The Auditor-General of South Africa (AGSA) audited 257 municipalities and 21 municipal entities for the 2017-18 financial year. Of the audited municipalities, the audit outcomes of 63 regressed while those of 22 improved.

Only 18 municipalities managed to produce quality financial statements and performance reports, as well as complied with all key legislation, thereby receiving a clean audit.

This is a regression from the 33 municipalities that received clean audits in the previous year.

“Not only did the unqualified opinions on the financial statements decrease from 61% to only 51%, but the quality of the financial statements provided to us for auditing was even worse than in the previous year,” said Makwetu.

“Only 19% of the municipalities could give us financial statements without material misstatements.”

Makwetu added that the performance reports of 65% of the municipalities that produced such reports had material flaws and were not credible enough for the council or the public to use.

Irregular expenditure 

Makwetu said that irregular expenditure still remains high, but decreased from R29.7 billion to R25.2 billion after the record highs in the previous year.

He said the reported total includes the R4 billion irregular expenditure of those municipalities of which the audits had not been completed by the cut-off date.
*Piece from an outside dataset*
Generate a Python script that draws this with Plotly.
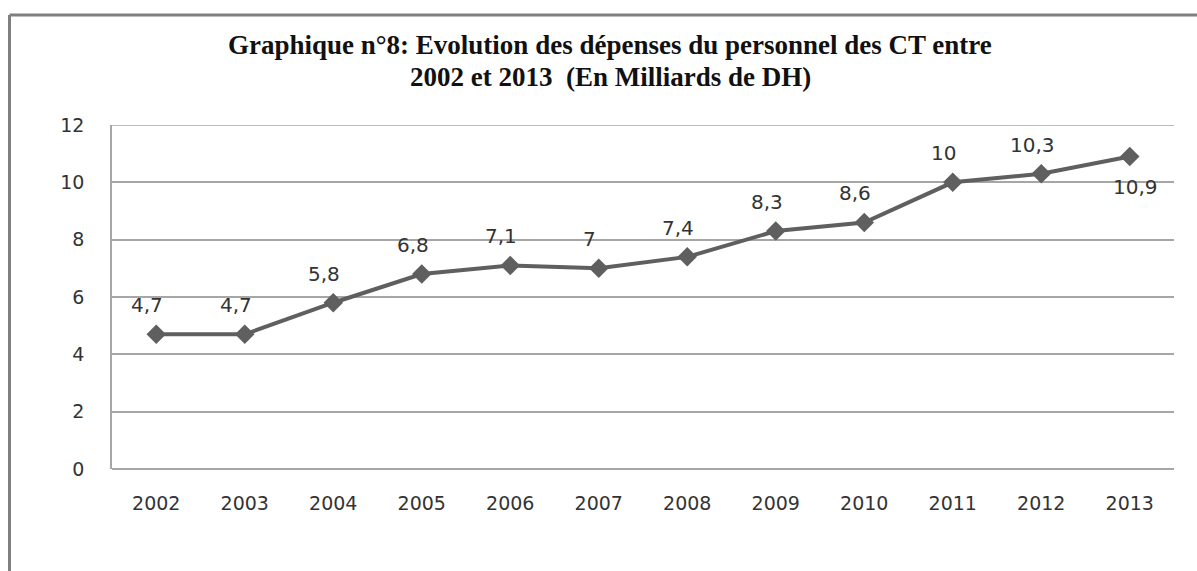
import plotly.graph_objects as go

years = ["2002", "2003", "2004", "2005", "2006", "2007", "2008", "2009", "2010", "2011", "2012", "2013"]
values = [4.7, 4.7, 5.8, 6.8, 7.1, 7.0, 7.4, 8.3, 8.6, 10.0, 10.3, 10.9]
labels = ["4,7", "4,7", "5,8", "6,8", "7,1", "7", "7,4", "8,3", "8,6", "10", "10,3", "10,9"]
y_ticks = [0, 2, 4, 6, 8, 10, 12]
title_lines = ["Graphique n°8: Evolution des dépenses du personnel des CT entre",
               "2002 et 2013  (En Milliards de DH)"]

W, H = 1197, 571
L, R, T, B = 112, 23, 125, 102
pw, ph = W - L - R, H - T - B

LINE = "#5f5f5f"
GRID = "#a6a6a6"
TXT = "#333333"


def px_x(p):
    return (p - L) / pw


def px_y(p):
    return (H - B - p) / ph


fig = go.Figure()
fig.add_trace(go.Scatter(
    x=years, y=values, mode="lines+markers",
    line=dict(color=LINE, width=4),
    marker=dict(symbol="diamond", size=15, color=LINE),
    hoverinfo="skip", showlegend=False,
))

annotations = []
for i, (v, lab) in enumerate(zip(values, labels)):
    last = i == len(values) - 1
    annotations.append(dict(
        x=i, y=v, xref="x", yref="y", text=lab, showarrow=False,
        yshift=-30 if last else 29, xshift=6 if last else -9,
        font=dict(family="DejaVu Sans", size=20, color=TXT),
    ))

for line_text, cy in zip(title_lines, [45, 77]):
    annotations.append(dict(
        x=px_x(610), y=px_y(cy), xref="paper", yref="paper", text=line_text,
        showarrow=False, xanchor="center", yanchor="middle",
        font=dict(family="Liberation Serif", size=27, color="#111111", weight="bold"),
    ))

shapes = [
    dict(type="line", xref="paper", yref="paper", x0=px_x(9.5), x1=px_x(W + 5),
         y0=px_y(15), y1=px_y(15), line=dict(color="#808080", width=3)),
    dict(type="line", xref="paper", yref="paper", x0=px_x(9.5), x1=px_x(9.5),
         y0=px_y(15), y1=px_y(H + 5), line=dict(color="#808080", width=3)),
    dict(type="line", xref="paper", yref="y", x0=0, x1=1, y0=12, y1=12,
         line=dict(color=GRID, width=1.5)),
]

fig.update_layout(
    width=W, height=H,
    margin=dict(l=L, r=R, t=T, b=B, pad=0),
    paper_bgcolor="white", plot_bgcolor="white",
    xaxis=dict(
        type="category", range=[-0.5, len(years) - 0.5],
        showgrid=False, showline=False, zeroline=False,
        ticks="", ticklabelstandoff=21,
        tickfont=dict(family="DejaVu Sans", size=19, color=TXT),
    ),
    yaxis=dict(
        range=[0, 12], tickvals=y_ticks, ticktext=[str(t) for t in y_ticks],
        showgrid=True, gridcolor=GRID, gridwidth=1.5,
        zeroline=True, zerolinecolor=GRID, zerolinewidth=1.5,
        showline=True, linecolor=GRID, linewidth=1.5,
        ticks="", ticklabelstandoff=22,
        tickfont=dict(family="DejaVu Sans", size=19, color=TXT),
    ),
    annotations=annotations,
    shapes=shapes,
)

fig.write_html("out.html", config={"displayModeBar": False},
               post_script="document.body.style.margin='0';")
“The amount could be even higher, as 46% of the municipalities were either qualified on the incomplete disclosure of irregular expenditure or disclosed in the financial statements that they did not know the full extent of irregular expenditure,” he said.

In total, R17.3 billion (81%) of the irregular expenditure related to expenses incurred in 2017-18 – representing 5% of the local government expenditure budget.

This total includes R6.4 billion in payments made on contracts irregularly awarded in previous years – if the non-compliance was not investigated and condoned, the payments on these multi-year contracts continue to be viewed and disclosed as irregular expenditure.

Consistently good

The AG found that there were municipalities across the country that were able to consistently achieve a clean audit status, despite being faced with similar challenges as their counterparts.

Twelve of these municipalities are in the Western Cape and include the local municipalities of Swellendam, Witzenberg, Bergrivier, Breede Valley, Cape Agulhas, Cederberg, Hessequa, Matzikama and Overstrand.

Other municipalities that consistently perform well include Senqu (Eastern Cape), Midvaal (Gauteng) and Okhahlamba (Kwazulu-Natal).

“The best practices at these municipalities included stable leadership that is committed to a strong control environment and effective governance,” Makwetu said.

“Continuous monitoring of their audit action plans in order to timeously address any audit findings and a pro-active approach to dealing with emerging risks were also common features at these municipalities.”